TASK DETAILS = Under this line sits a listing. Repeat exactly and only its lines from the one holding "Recreate this image" through the one holding "-22.2, -36.8, 17.4]"; skip pictures.

>>>>

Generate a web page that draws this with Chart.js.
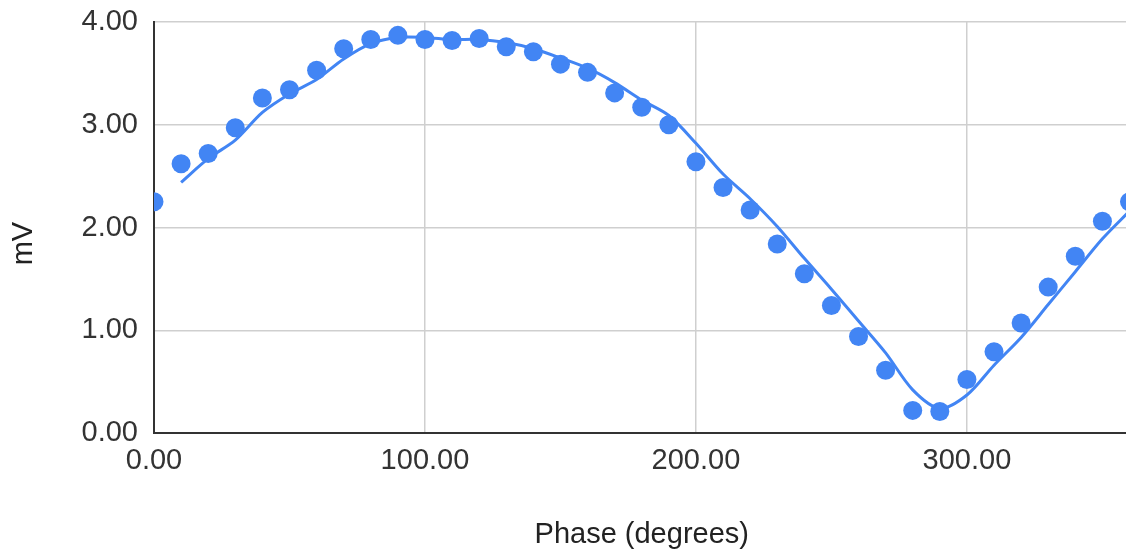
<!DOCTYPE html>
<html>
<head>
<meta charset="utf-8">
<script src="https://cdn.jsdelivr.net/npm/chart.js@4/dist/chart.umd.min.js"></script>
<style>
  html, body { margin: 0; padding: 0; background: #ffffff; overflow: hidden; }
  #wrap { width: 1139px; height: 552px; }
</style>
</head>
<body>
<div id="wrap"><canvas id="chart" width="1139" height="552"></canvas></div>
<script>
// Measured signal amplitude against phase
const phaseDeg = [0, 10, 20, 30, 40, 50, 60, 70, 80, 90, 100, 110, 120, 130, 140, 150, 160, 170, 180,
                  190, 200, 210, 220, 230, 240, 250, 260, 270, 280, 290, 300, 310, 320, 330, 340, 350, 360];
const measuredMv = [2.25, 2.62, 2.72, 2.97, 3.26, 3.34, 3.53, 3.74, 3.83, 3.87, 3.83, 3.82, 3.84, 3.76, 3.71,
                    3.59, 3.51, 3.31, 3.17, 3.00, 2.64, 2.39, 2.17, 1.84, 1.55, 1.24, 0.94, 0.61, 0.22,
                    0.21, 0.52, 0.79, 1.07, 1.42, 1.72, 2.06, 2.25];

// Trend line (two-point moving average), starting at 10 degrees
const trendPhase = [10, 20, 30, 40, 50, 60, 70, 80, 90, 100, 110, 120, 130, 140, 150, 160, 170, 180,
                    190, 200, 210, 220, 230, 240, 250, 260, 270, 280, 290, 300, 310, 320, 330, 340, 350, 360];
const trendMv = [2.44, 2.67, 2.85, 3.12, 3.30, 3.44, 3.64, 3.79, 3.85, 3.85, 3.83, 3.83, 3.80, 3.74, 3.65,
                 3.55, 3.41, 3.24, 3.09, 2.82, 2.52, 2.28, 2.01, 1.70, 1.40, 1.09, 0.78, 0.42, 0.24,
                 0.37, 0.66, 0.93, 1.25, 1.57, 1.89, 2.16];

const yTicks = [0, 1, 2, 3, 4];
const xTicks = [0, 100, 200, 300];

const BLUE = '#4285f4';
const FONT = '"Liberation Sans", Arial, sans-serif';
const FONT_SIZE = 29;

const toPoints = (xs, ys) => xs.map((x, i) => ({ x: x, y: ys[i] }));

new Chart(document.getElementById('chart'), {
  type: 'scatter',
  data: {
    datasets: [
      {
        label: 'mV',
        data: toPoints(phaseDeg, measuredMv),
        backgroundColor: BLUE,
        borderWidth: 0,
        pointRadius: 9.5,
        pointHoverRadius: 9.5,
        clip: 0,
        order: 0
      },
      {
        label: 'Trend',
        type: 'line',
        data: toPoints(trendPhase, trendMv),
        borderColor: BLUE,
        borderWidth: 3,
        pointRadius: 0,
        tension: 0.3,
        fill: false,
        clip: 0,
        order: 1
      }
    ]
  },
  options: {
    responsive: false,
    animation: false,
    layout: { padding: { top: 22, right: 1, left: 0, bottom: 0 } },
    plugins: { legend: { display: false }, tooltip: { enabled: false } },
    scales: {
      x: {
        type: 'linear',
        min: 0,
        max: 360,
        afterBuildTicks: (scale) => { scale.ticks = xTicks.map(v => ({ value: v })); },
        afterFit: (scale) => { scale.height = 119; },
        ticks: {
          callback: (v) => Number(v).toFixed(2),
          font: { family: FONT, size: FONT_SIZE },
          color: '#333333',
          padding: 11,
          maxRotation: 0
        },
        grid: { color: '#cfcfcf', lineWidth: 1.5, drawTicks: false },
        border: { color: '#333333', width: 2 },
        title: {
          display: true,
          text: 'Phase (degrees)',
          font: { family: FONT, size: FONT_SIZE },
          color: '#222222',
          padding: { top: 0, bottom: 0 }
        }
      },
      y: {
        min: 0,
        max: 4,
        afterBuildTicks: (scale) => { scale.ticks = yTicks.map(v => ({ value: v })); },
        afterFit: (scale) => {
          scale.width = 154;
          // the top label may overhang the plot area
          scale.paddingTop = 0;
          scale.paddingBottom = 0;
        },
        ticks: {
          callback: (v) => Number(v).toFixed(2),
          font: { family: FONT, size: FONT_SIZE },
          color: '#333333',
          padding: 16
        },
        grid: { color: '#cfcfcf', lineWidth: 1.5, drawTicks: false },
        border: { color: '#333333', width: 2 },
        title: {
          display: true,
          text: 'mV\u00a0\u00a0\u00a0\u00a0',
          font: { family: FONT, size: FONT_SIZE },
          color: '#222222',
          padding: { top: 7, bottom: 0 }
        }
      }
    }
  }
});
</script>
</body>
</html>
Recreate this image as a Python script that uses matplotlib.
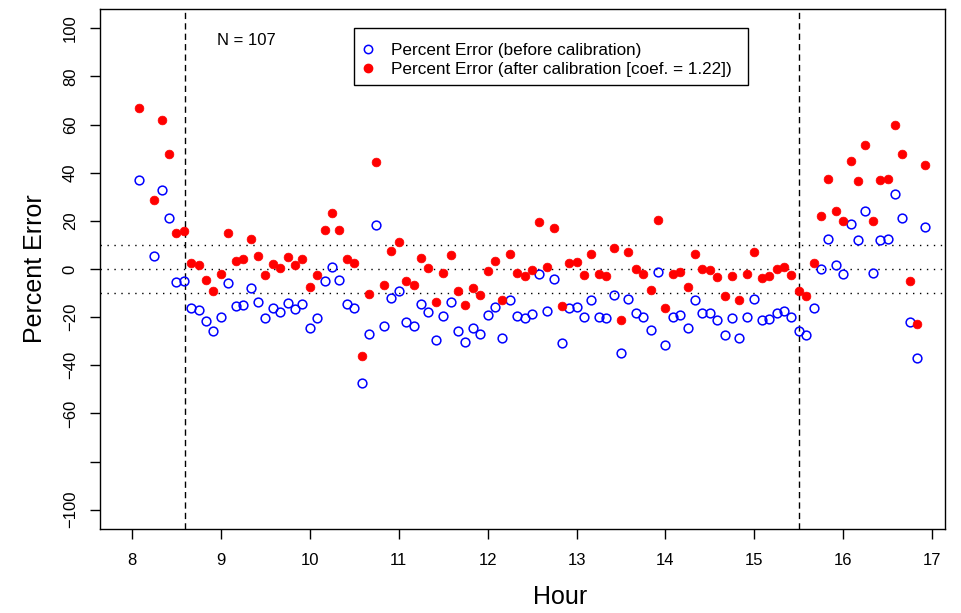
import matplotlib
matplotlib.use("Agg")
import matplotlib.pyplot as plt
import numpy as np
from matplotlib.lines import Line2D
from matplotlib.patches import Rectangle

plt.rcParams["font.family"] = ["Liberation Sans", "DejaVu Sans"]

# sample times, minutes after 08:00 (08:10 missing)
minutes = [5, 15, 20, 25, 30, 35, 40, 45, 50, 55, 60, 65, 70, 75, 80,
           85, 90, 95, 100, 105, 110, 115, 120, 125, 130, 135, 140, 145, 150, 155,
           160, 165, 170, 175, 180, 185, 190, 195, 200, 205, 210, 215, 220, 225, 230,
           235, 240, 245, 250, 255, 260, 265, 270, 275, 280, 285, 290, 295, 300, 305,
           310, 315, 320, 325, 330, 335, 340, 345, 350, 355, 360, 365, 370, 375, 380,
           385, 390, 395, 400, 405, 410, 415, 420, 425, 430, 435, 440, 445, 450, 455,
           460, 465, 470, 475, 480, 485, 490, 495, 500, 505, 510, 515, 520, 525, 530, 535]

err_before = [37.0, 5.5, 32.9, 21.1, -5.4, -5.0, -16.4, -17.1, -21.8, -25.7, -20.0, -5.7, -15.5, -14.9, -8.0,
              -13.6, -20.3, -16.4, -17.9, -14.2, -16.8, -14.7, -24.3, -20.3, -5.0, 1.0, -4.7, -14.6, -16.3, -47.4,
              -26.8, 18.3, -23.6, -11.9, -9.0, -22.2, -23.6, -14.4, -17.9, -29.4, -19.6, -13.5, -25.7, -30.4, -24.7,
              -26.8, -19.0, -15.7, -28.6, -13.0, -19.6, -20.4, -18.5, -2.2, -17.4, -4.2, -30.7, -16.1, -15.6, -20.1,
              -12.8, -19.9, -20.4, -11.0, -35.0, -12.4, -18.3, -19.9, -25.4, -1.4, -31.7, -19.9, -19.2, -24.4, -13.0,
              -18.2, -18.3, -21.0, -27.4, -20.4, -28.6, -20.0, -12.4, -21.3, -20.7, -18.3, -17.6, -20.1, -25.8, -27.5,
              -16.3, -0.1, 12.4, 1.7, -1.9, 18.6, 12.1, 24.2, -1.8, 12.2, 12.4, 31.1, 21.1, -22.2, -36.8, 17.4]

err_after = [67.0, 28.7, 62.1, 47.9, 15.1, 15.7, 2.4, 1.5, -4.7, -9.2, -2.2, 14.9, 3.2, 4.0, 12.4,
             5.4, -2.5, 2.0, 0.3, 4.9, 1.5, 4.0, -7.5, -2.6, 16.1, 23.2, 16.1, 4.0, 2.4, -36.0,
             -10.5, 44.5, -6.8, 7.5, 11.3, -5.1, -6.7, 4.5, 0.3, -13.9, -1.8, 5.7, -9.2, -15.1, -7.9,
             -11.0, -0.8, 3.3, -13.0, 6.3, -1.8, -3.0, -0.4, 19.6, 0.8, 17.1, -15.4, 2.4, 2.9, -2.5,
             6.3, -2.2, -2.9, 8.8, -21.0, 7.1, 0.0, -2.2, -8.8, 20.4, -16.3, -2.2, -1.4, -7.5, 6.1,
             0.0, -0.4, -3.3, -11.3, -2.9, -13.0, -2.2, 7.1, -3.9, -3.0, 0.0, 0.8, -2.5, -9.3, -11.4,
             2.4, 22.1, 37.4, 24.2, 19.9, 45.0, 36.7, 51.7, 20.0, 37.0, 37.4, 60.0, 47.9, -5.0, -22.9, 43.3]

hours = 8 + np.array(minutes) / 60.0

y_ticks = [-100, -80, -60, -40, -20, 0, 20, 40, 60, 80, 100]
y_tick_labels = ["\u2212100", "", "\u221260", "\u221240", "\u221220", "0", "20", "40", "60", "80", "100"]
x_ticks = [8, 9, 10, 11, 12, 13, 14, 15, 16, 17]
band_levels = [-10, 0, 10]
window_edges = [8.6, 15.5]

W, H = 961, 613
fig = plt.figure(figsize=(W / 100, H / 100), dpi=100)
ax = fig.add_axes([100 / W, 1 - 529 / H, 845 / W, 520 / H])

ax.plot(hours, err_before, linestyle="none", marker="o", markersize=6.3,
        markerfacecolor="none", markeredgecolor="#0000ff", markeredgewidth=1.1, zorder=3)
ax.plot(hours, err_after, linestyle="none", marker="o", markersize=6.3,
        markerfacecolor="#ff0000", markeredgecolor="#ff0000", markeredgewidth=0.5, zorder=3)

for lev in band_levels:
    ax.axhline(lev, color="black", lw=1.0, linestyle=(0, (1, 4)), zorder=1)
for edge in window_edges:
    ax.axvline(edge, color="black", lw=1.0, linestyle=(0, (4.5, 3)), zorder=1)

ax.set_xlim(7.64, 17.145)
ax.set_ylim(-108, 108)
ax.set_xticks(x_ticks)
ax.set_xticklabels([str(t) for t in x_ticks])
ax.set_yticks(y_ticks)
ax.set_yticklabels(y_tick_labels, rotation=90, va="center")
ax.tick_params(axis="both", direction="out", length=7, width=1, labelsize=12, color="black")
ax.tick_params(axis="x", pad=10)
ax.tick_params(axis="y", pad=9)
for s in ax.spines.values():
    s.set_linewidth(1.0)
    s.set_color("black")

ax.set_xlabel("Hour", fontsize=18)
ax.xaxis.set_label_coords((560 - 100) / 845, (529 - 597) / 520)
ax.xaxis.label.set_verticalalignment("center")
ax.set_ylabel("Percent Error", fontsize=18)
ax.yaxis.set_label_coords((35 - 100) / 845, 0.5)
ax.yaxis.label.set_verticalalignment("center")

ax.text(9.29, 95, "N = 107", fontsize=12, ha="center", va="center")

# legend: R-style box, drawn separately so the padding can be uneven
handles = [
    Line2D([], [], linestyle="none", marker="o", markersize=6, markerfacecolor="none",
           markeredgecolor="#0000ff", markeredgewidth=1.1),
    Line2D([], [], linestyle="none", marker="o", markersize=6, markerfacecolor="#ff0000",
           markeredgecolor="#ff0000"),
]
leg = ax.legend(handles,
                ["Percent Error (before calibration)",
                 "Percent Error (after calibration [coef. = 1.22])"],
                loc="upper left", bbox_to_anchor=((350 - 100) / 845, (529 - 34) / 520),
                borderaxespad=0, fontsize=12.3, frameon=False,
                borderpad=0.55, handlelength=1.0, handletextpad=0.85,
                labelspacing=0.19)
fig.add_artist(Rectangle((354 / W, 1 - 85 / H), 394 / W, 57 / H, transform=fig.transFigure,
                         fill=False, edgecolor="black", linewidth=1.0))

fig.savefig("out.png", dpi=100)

<<<<

THE RESPONSE =
Recreate this image as a Python script that uses matplotlib.
import matplotlib
matplotlib.use("Agg")
import matplotlib.pyplot as plt
import numpy as np
from matplotlib.lines import Line2D
from matplotlib.patches import Rectangle

plt.rcParams["font.family"] = ["Liberation Sans", "DejaVu Sans"]

# sample times, minutes after 08:00 (08:10 missing)
minutes = [5, 15, 20, 25, 30, 35, 40, 45, 50, 55, 60, 65, 70, 75, 80,
           85, 90, 95, 100, 105, 110, 115, 120, 125, 130, 135, 140, 145, 150, 155,
           160, 165, 170, 175, 180, 185, 190, 195, 200, 205, 210, 215, 220, 225, 230,
           235, 240, 245, 250, 255, 260, 265, 270, 275, 280, 285, 290, 295, 300, 305,
           310, 315, 320, 325, 330, 335, 340, 345, 350, 355, 360, 365, 370, 375, 380,
           385, 390, 395, 400, 405, 410, 415, 420, 425, 430, 435, 440, 445, 450, 455,
           460, 465, 470, 475, 480, 485, 490, 495, 500, 505, 510, 515, 520, 525, 530, 535]

err_before = [37.0, 5.5, 32.9, 21.1, -5.4, -5.0, -16.4, -17.1, -21.8, -25.7, -20.0, -5.7, -15.5, -14.9, -8.0,
              -13.6, -20.3, -16.4, -17.9, -14.2, -16.8, -14.7, -24.3, -20.3, -5.0, 1.0, -4.7, -14.6, -16.3, -47.4,
              -26.8, 18.3, -23.6, -11.9, -9.0, -22.2, -23.6, -14.4, -17.9, -29.4, -19.6, -13.5, -25.7, -30.4, -24.7,
              -26.8, -19.0, -15.7, -28.6, -13.0, -19.6, -20.4, -18.5, -2.2, -17.4, -4.2, -30.7, -16.1, -15.6, -20.1,
              -12.8, -19.9, -20.4, -11.0, -35.0, -12.4, -18.3, -19.9, -25.4, -1.4, -31.7, -19.9, -19.2, -24.4, -13.0,
              -18.2, -18.3, -21.0, -27.4, -20.4, -28.6, -20.0, -12.4, -21.3, -20.7, -18.3, -17.6, -20.1, -25.8, -27.5,
              -16.3, -0.1, 12.4, 1.7, -1.9, 18.6, 12.1, 24.2, -1.8, 12.2, 12.4, 31.1, 21.1, -22.2, -36.8, 17.4]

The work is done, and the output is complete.